Si può osare allora un accostamento tra un pensiero medievale (cristiano) e una verifica recente (finanziaria). Con un significato profondo e dimostrativo. Il pensiero medievale è di Tomaso d’Aquino, che ha fatto da faro alla nozione di lavoro, giusto salario, giustizia sociale.
La retribuzione di un lavoro non è il semplice risultato di una negoziazione tra imprenditore e lavoratore; essa va anche vista come una questione di utilità pubblica. Ci dev’essere, insomma, una integrazione del quanto bene comune o utilità pubblica in ogni valutazione di un prezzo e di una remunerazione. Nozione fondamentale smarrita. E pensare quanto sarebbe opportuna anche nell’analisi della spesa pubblica. Non ci si chiede mai: quanto “bene comune” da salvaguardare c’è in quella spesa?
La verifica moderna, finanziaria, ce la fornisce invece un celebre istituto inglese di ricerca, la “New economics foundation” (Nef) che scava nella realtà economica facendo pensare e anche scatenare reazioni nel maggior centro mondiale della finanza, la City di Londra. “A Bit Rich” si intitola lo studio della Nef.
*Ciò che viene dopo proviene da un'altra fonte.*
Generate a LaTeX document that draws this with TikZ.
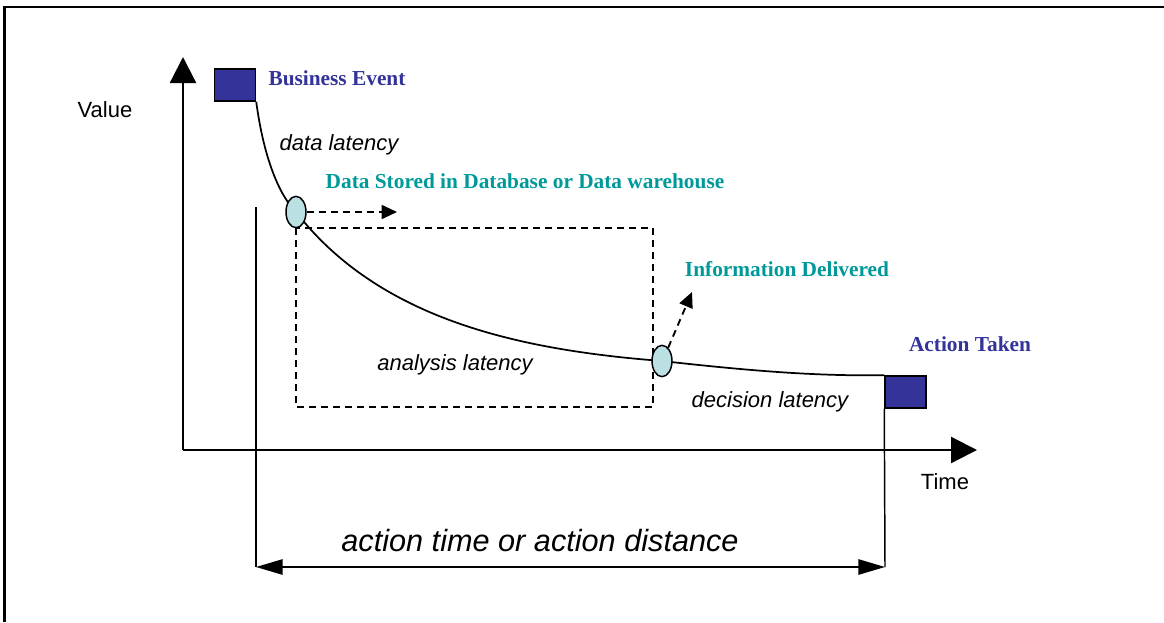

Ed è un calcolo puntiglioso del valore reale che le varie professioni portano alla società (il sottotitolo è infatti: “Calculating the reale value to society of differents professions). In parole povere: se combini i benefici o i danni collaterali per la società dovuti alla produzione e al consumo, quale maggior valore aggiungi non tanto all’economia ma a tutta la società? Così si dimostra che un intermediario finanziario della City sull’arco di vent’anni ha creato più danni che utili alla società (il rapporto è di 7 a 1). Risultato che ha scatenato malumori. Ma non è ciò che conta.
Contano due altri effetti. Il primo: si demolisce l’illusione tipica dell’economicismo, che traduce tutto solo in soldoni e valore aggiunto monetario e dimentica il “plus” di natura collettiva e non monetaria che una professione produce (infermiere), rendendo nel contempo alcune remunerazioni ritenute ‘di mercato’ indecenti e ingiustificate. Il secondo: gli indicatori economici dominanti (Pil, crescita) sono cattive bussole di progresso economico e sociale perché non tengono conto dei valori aggiunti di bene comune non monetizzati o dei danni sociali e ambientali generati.